"Culture Leaves the Community Out"
by Brian M. Kane
Viewpoint published in
(official newspaper of the Archdiocese of Philadelphia)
Thursday, July 27, 2000
Recent research suggests that a change may be occurring in the way many young Catholics perceive the importance of getting married in the Church. It appears many are getting married in a civil ceremony.
Two important influences have helped create this new attitude: Protestantism and the experiences of Gen-X Catholics.
In Western culture, Protestantism contributed to redefining marriage. Reformers like Martin Luther and John Calvin insisted that marriage, while a very good thing, was not sacramental. Those parts of Europe, like Switzerland, that became Reformed signaled their new status through passing marriage laws that separated the celebration of marriage from religious institutions.
Nonetheless, the Reformers did not view marriage as fundamentally individual. The community still had a significant role to play in marriage.

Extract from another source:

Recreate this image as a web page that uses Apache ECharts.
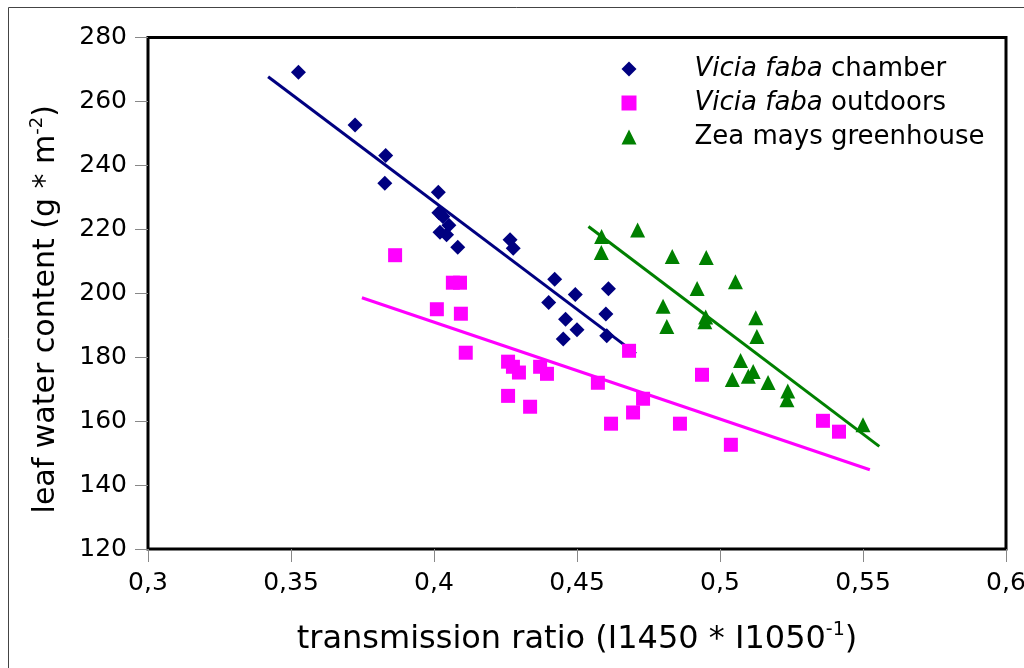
<!DOCTYPE html>
<html>
<head>
<meta charset="utf-8">
<style>
  html, body { margin: 0; padding: 0; background: #fff; }
  #main { width: 1024px; height: 668px; }
</style>
<script src="https://cdn.jsdelivr.net/npm/echarts@6/dist/echarts.min.js"></script>
</head>
<body>
<div id="main"></div>
<script>
// Vicia faba chamber
var chamberX = [0.3526, 0.3724, 0.3831, 0.3828, 0.4015, 0.4017, 0.4031, 0.4052, 0.4021, 0.4044, 0.4083, 0.4266, 0.4277, 0.4422, 0.4494, 0.4401, 0.4610, 0.4460, 0.4500, 0.4452, 0.4601, 0.4604]
var chamberY = [269.1, 252.6, 243.1, 234.4, 231.6, 225.2, 224.0, 221.3, 219.1, 218.3, 214.4, 216.7, 214.1, 204.4, 199.6, 197.1, 201.4, 191.9, 188.6, 185.7, 193.5, 186.7]
// Vicia faba outdoors
var outdoorX = [0.3864, 0.4010, 0.4066, 0.4091, 0.4094, 0.4111, 0.4259, 0.4276, 0.4297, 0.4371, 0.4395, 0.4259, 0.4336, 0.4573, 0.4682, 0.4731, 0.4696, 0.4619, 0.4860, 0.4937, 0.5038, 0.5360, 0.5416]
var outdoorY = [211.9, 195.0, 203.3, 203.3, 193.6, 181.4, 178.6, 177.0, 175.2, 177.0, 174.8, 167.9, 164.5, 172.0, 182.0, 167.0, 162.7, 159.2, 159.2, 174.5, 152.6, 160.1, 156.7]
// Zea mays greenhouse
var zeaX = [0.4586, 0.4585, 0.4712, 0.4833, 0.4952, 0.5054, 0.4920, 0.4801, 0.4950, 0.4947, 0.4814, 0.5125, 0.5129, 0.5072, 0.5043, 0.5099, 0.5116, 0.5168, 0.5237, 0.5234, 0.5500]
var zeaY = [217.75, 212.75, 219.8, 211.5, 211.2, 203.6, 201.5, 195.9, 192.6, 191.1, 189.6, 192.3, 186.5, 179.0, 173.0, 174.0, 175.5, 172.1, 169.4, 166.7, 158.9]

// trend lines (start / end)
var chamberLineX = [0.3420, 0.4706]
var chamberLineY = [267.7, 181.1]
var outdoorLineX = [0.3748, 0.5524]
var outdoorLineY = [198.6, 144.8]
var zeaLineX = [0.4540, 0.5557]
var zeaLineY = [220.9, 152.1]

var xTicks = { min: 0.3, max: 0.6, step: 0.05 }
var yTicks = { min: 120, max: 280, step: 20 }

function pairs(xs, ys) {
    var out = []
    for (var i = 0; i < xs.length; i++) {
        out.push([xs[i], ys[i]])
    }
    return out
}

var font = 'DejaVu Sans'
var navy = '#000080'
var pink = '#ff00ff'
var green = '#008000'

var myChart = echarts.init(document.getElementById('main'))

myChart.setOption({
    backgroundColor: '#fff',
    animation: false,
    graphic: [{
        type: 'rect',
        shape: { x: 8.5, y: 7.5, width: 1200, height: 1000 },
        style: { fill: 'none', stroke: '#444', lineWidth: 1 },
        silent: true
    }],
    grid: {
        left: 148, right: 18, top: 37.5, bottom: 119,
        show: true,
        borderColor: '#000',
        borderWidth: 3,
        containLabel: false,
        outerBoundsMode: 'none'
    },
    legend: {
        orient: 'vertical',
        left: 616.5,
        top: 47,
        itemWidth: 15,
        itemHeight: 15,
        itemGap: 0,
        data: ['Vicia faba chamber', 'Vicia faba outdoors', 'Zea mays greenhouse'],
        formatter: function (name) {
            if (name.indexOf('Vicia faba') == 0) {
                return '{g| }{i|Vicia faba}{t|' + name.slice(10) + '}'
            }
            return '{g| }{t|' + name + '}'
        },
        textStyle: {
            fontFamily: font,
            fontSize: 26,
            color: '#000',
            lineHeight: 34,
            rich: {
                g: { width: 53, fontSize: 26, fontFamily: font, lineHeight: 34 },
                i: { fontStyle: 'italic', fontSize: 26, fontFamily: font, color: '#000', lineHeight: 34 },
                t: { fontSize: 26, fontFamily: font, color: '#000', lineHeight: 34 }
            }
        }
    },
    xAxis: {
        type: 'value',
        min: xTicks.min,
        max: xTicks.max,
        interval: xTicks.step,
        splitLine: { show: false },
        axisLine: { show: false },
        axisTick: { show: true, length: 13, lineStyle: { color: '#888', width: 1 } },
        axisLabel: {
            fontFamily: font, fontSize: 25, color: '#000', margin: 22,
            formatter: function (v) { return String(+v.toFixed(2)).replace('.', ',') }
        },
        name: 'transmission ratio (I1450 * I1050{sup|-1})',
        nameLocation: 'middle',
        nameGap: 72,
        nameTextStyle: {
            fontFamily: font, fontSize: 32, color: '#000', lineHeight: 38,
            rich: {
                sup: { fontFamily: font, fontSize: 19, color: '#000', verticalAlign: 'top', lineHeight: 22 }
            }
        }
    },
    yAxis: {
        type: 'value',
        min: yTicks.min,
        max: yTicks.max,
        interval: yTicks.step,
        splitLine: { show: false },
        axisLine: { show: false },
        axisTick: { show: true, length: 13, lineStyle: { color: '#888', width: 1 } },
        axisLabel: { fontFamily: font, fontSize: 25, color: '#000', margin: 21 },
        name: 'leaf water content (g * m{sup|-2})',
        nameLocation: 'middle',
        nameRotate: 90,
        nameGap: 84,
        nameTextStyle: {
            fontFamily: font, fontSize: 30, color: '#000', lineHeight: 36,
            padding: [0, 32, 0, 0],
            rich: {
                sup: { fontFamily: font, fontSize: 18, color: '#000', verticalAlign: 'top', lineHeight: 20 }
            }
        }
    },
    series: [{
        name: 'chamber line',
        type: 'line',
        data: pairs(chamberLineX, chamberLineY),
        showSymbol: false,
        lineStyle: { color: navy, width: 3 },
        z: 1
    }, {
        name: 'outdoor line',
        type: 'line',
        data: pairs(outdoorLineX, outdoorLineY),
        showSymbol: false,
        lineStyle: { color: pink, width: 3 },
        z: 1
    }, {
        name: 'zea line',
        type: 'line',
        data: pairs(zeaLineX, zeaLineY),
        showSymbol: false,
        lineStyle: { color: green, width: 3 },
        z: 1
    }, {
        name: 'Vicia faba chamber',
        type: 'scatter',
        symbol: 'diamond',
        symbolSize: 15,
        data: pairs(chamberX, chamberY),
        itemStyle: { color: navy, opacity: 1 },
        z: 2
    }, {
        name: 'Vicia faba outdoors',
        type: 'scatter',
        symbol: 'rect',
        symbolSize: 14,
        data: pairs(outdoorX, outdoorY),
        itemStyle: { color: pink, opacity: 1 },
        z: 2
    }, {
        name: 'Zea mays greenhouse',
        type: 'scatter',
        symbol: 'triangle',
        symbolSize: 15,
        data: pairs(zeaX, zeaY),
        itemStyle: { color: green, opacity: 1 },
        z: 2
    }]
})
</script>
</body>
</html>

Today's trend may be seen as one of the final points in this continuum. As our culture has moved toward greater individualism, our view of marriage has come to minimize the role of community. It has been replaced by a personal interpretation of marriage.
For most of the last 400 years, Catholicism was not affected by this transition. But today's Gen-X Catholics have a different set of assumptions about the Church and the world than their parents. They are mobile and apt to see the Church as a system of options rather than a set of "givens."
Gen Xers tend to establish strong relationships with each other, but not with local communities. Marriage may be their first step toward making more permanent ties in this regard, but then again it may not.
Also, Gen X's perception of institutions and structures is fluid. They assess things in terms of utility. If it doesn't work for them, you either change it or leave it.
Last, Gen Xers are spiritual on a very individual level. Building a relationship with God means discovering it for oneself. Self-identity and prayerfulness are learned through "trying on" different experiences, not through conforming to one way.
All these elements converge in this recent phenomenon. Words and traditions aren't enough. This generation must experience the sacramentality of marriage for it to be real. They must feel the "communion of saints" in order to want to explore further the meaning of a Catholic marriage. Ultimately, participation in liturgy will only come because their experiences of the Church meet them where they are.
This offers both a challenge and a gift to the Church.
The challenge is to carefully examine the core of what it means to be Catholic for ourselves as well as how we approach anyone meeting us for the first time, whether it is the stranger from outside the Church or from within. The new generation will not accept a theology or a faith community that isn't sure what it is or what it treasures.
The gift is at the heart of Catholicism and the very thing these people seek, a community reaching out with love and truth because it is founded upon the real and lasting presence of Christ.
It's up to us to accept the challenge and make that gift real to them.